Examples for empirical models:

  • neural networks
  • analytical terminal voltage models
  • stochastic battery models
  • fuzzy logic

 

This class of models is used in particular to model parameters and effects that are difficult or impossible to model physically. Empirical models are particularly popular in the field of aging simulation and lifetime prediction, since the sum of the physical-chemical processes occurring during battery aging is hardly predictable. In aging test series performed over several months, certain influencing parameters, such as the state-of-charge, the current rate or the depth of discharge, are varied under different thermal boundary conditions. Calendar and cycle aging effects can be evoked in isolation. At APL the data is used to train an artificial intelligence for battery state prediction [1].

Applying the models in the development process

Virtual models have become an irreplaceable tool in vehicle and battery development. With the help of simulations, requirements are broken down in a top-down approach from the vehicle requirement to the component and the physical-chemical phenomenon. For the HV battery a great variety of modeling approaches are available. Which is most appropriate depends largely on the application.

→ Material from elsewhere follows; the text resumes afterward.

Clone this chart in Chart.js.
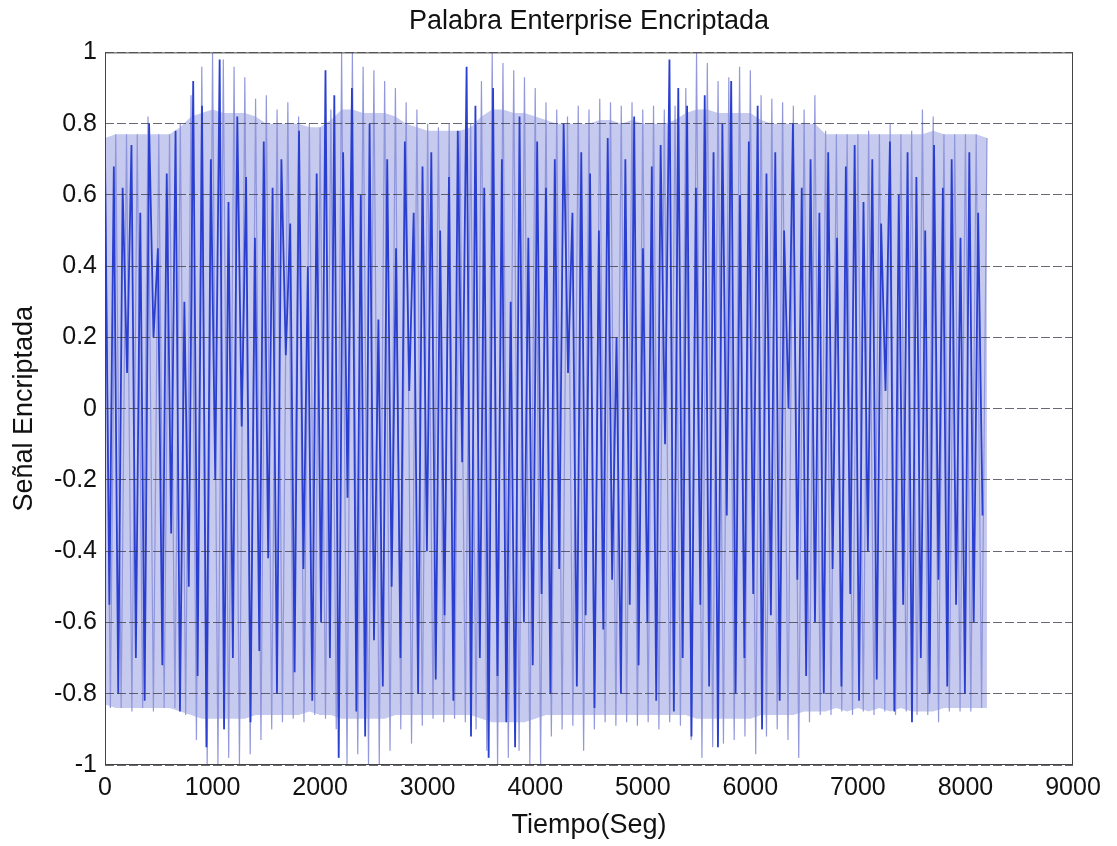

In electric powertrain development, equivalent circuit models or highly reduced physicochemical battery models are predominantly used. In cell development with respect to chemistry and materials, meanwhile, it is the physicochemical models that lead the way.

In order to address various engineering tasks and demonstrate the essential synergies from the battery cell to the battery pack, APL combines several models of different types and applies them together. In addition, regular experimental validation of the virtual predictions is performed to ensure the robustness of the results.